— start DATASET ROWS —

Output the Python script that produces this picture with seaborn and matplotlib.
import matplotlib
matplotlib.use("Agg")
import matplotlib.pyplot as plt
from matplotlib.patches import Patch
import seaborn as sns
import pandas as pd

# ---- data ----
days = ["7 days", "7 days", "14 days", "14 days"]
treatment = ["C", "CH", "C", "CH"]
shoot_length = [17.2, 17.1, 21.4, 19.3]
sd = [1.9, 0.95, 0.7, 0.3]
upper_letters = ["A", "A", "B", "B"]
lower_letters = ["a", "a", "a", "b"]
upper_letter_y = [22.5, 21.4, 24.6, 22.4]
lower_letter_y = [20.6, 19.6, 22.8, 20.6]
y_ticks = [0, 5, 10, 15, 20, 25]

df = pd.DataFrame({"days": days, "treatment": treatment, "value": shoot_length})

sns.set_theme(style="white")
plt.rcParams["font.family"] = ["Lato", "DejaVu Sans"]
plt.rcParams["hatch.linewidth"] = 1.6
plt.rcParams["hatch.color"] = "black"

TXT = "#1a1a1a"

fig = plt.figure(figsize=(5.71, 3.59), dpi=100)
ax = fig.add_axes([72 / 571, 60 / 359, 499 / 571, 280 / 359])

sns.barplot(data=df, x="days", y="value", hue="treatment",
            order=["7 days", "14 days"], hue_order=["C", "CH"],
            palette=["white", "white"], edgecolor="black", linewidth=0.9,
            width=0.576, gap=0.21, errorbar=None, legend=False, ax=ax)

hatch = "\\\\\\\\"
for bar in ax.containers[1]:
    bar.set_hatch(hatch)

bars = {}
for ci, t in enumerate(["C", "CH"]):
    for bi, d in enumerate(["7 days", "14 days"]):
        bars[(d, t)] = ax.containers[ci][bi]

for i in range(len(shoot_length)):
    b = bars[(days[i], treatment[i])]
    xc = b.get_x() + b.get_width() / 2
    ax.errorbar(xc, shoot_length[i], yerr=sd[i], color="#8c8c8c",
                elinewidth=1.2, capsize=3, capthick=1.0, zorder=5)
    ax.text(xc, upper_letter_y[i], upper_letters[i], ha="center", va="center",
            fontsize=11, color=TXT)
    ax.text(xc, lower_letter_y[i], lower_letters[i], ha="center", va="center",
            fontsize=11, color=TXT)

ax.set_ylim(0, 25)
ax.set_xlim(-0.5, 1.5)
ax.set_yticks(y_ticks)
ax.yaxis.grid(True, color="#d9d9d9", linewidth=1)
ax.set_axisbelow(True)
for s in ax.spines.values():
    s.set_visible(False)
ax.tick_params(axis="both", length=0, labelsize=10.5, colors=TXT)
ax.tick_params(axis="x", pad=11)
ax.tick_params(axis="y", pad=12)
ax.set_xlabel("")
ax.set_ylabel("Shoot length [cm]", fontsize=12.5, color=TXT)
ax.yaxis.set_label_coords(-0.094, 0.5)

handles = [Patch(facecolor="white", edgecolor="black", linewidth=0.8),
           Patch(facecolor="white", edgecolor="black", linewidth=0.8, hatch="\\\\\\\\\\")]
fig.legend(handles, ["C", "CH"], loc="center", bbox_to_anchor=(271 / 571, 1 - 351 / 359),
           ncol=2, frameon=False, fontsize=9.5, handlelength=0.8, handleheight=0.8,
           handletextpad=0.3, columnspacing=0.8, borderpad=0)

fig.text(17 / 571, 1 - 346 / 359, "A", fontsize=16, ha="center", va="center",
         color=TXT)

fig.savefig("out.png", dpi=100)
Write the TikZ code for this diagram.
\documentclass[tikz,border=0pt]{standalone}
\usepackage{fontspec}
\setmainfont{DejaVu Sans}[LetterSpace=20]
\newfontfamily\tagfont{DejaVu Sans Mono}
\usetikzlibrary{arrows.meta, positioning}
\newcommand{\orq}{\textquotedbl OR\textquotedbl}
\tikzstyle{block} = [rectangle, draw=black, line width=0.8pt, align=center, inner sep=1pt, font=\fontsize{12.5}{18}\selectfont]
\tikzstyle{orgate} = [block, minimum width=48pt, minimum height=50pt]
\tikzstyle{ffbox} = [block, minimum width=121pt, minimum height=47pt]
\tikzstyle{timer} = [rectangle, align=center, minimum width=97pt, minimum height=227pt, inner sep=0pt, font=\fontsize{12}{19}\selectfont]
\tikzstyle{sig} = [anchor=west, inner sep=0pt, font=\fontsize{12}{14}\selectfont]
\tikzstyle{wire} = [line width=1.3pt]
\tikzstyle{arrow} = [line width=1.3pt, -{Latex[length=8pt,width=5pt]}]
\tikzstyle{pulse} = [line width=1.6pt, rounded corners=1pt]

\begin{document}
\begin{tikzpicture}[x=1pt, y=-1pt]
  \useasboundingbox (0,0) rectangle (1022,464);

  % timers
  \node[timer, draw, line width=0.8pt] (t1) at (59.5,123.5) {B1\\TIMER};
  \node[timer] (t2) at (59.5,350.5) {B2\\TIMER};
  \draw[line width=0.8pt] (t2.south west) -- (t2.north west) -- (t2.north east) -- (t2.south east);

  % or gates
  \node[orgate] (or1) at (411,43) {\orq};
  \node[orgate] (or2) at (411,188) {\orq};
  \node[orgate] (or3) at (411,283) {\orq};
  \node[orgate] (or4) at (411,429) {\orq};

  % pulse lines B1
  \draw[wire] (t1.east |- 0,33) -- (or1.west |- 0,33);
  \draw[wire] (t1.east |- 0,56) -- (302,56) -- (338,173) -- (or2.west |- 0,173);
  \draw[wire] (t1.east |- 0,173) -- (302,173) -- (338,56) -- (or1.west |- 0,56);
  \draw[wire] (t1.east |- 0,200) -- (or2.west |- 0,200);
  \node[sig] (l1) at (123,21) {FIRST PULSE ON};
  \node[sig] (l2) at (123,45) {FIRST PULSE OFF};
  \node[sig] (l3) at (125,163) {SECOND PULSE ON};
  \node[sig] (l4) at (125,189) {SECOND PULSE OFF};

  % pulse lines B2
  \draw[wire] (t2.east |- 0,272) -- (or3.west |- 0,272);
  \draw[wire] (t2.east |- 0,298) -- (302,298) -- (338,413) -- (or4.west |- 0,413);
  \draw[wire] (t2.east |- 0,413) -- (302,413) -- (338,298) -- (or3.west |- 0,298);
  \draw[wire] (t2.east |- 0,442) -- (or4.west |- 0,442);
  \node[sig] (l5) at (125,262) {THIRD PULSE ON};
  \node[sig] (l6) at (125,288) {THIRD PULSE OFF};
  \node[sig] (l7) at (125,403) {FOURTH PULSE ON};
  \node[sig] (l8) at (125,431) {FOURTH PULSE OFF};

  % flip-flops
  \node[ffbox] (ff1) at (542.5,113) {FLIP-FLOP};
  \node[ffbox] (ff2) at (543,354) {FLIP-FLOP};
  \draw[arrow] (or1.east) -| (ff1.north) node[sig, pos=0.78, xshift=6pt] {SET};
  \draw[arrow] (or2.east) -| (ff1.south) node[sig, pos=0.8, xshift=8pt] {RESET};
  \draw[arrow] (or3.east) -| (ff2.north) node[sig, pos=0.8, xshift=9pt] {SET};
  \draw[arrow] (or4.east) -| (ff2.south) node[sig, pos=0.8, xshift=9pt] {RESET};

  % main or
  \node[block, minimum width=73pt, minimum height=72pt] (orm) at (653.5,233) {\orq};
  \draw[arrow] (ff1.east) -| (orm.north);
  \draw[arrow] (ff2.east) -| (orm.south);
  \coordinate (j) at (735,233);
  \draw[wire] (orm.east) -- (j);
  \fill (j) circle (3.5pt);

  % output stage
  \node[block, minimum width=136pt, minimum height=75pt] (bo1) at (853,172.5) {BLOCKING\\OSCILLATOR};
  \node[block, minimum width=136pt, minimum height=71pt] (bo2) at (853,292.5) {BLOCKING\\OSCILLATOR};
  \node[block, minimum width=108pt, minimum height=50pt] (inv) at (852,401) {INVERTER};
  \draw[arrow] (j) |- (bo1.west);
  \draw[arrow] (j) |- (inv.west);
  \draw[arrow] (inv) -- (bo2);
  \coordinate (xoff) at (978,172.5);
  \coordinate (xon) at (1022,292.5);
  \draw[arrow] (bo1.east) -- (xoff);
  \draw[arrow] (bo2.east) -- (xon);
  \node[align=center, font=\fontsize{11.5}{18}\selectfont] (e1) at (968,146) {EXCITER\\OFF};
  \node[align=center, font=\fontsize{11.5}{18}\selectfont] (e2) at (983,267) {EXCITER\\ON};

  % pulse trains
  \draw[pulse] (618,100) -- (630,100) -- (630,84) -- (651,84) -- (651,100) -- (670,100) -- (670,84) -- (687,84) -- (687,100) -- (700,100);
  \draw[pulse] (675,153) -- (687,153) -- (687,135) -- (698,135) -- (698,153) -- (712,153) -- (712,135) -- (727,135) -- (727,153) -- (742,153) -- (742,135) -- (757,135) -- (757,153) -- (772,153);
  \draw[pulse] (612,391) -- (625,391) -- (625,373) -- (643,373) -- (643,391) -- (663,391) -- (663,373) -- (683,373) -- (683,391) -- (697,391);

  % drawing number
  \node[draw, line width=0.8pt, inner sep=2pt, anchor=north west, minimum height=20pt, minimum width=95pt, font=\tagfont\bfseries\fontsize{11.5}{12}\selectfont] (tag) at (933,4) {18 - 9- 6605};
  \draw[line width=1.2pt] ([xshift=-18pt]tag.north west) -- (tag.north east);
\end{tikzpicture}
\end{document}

— end DATASET ROWS —

WHAT IS BEING ASKED: Go through the preceding material and copy each line that has the word "matplotlib".

SOLUTION:
Output the Python script that produces this picture with seaborn and matplotlib.
import matplotlib
matplotlib.use("Agg")
import matplotlib.pyplot as plt
from matplotlib.patches import Patch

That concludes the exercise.